Agora, especificamente em relação às unidades 24h, Marlise faz uma observação: não é incomum que os casos de violência aconteçam pelo horário da noite, quando os maridos ou companheiros — que geralmente são os agressores — chegam em casa. “As delegacias podendo estarem abertas nesse horário, ou integralmente, com certeza facilitaria a vida das próprias mulheres”, diz a professora.

 

Marlise afirma que apesar do crescimento nos casos de violência, aqueles que chegam nas delegacias especializadas e comuns são apenas a ‘ponta do iceberg’. Segundo pesquisa de 2023 realizada por pesquisadores da UFMG, Universidade Federal de Pelotas (UFPel) e University of Washington (EUA), a subnotificação de violência contra as mulheres no Brasi é de 98,5%, 75,9% e 89,4%, para as violências psicológica, física e sexual, respectivamente.

 

A professora frisa que algumas das razões que podem fazer com que mulheres não cheguem às delegacias são: medo de não serem escutadas, não receberem o acolhimento necessário e da justiça não ser feita atráves da denúncia.

 

“Realmente denunciam aquelas que estão no limiar do desespero.
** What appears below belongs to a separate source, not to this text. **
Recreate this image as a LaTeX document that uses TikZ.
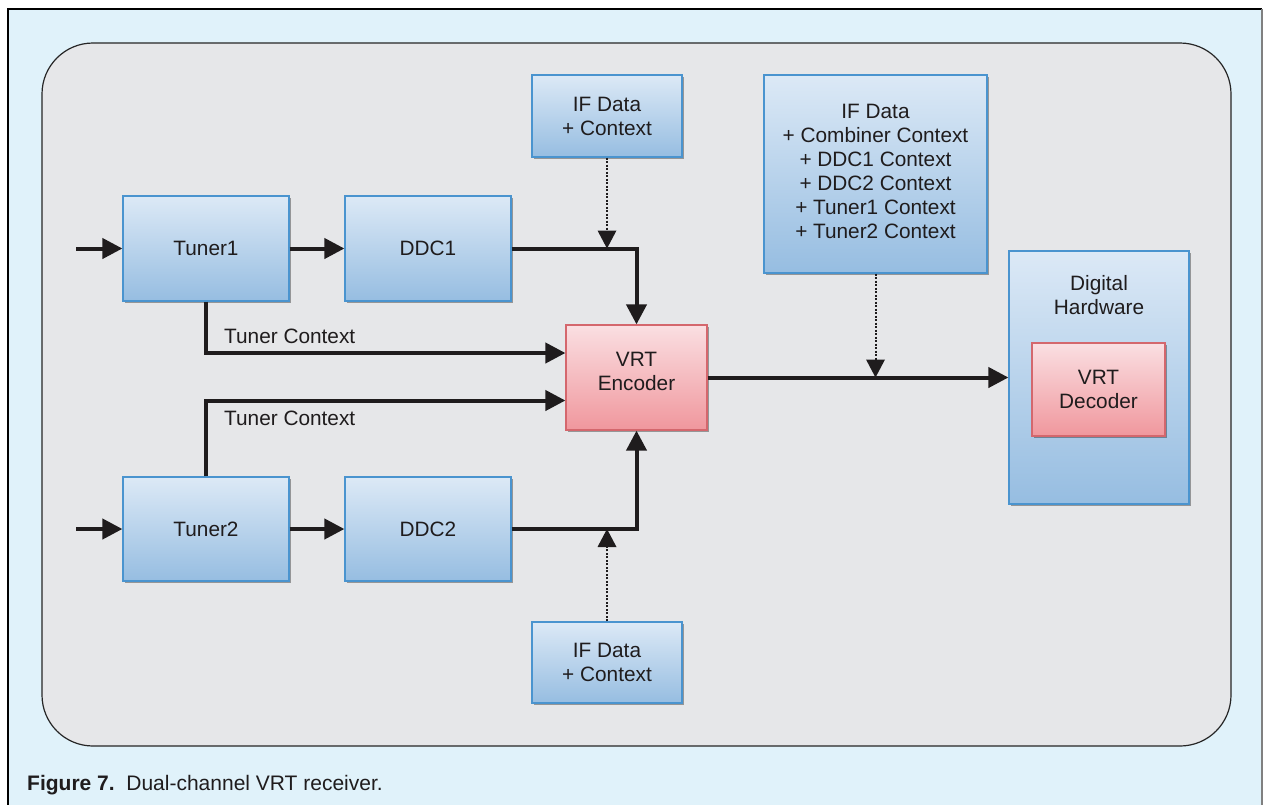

Com muita frequência, os casos que chegam na delegacia são aqueles que estão em risco iminente de morte. A mulher não chega lá quando ela tomou o primeiro tapa, mas sim quando está na iminência de ser assassinada, quando ela não tem mais a quem recorrer. A delegacia ter um atendimento especializado é absolutamente fundamental. Se já não chegam todos os casos, com certeza aqueles que estão chegando são muito graves, as pessoas que estão buscando esses recursos na delegacia. Precisamos de mais Centros de Referência, casas abrigo temporárias, casas da mulher brasileira, mais delegacias e o mais importante: mais capacitação e formação continuada dos operadores do sistema de justiça, isso inclui juízes e promotores”.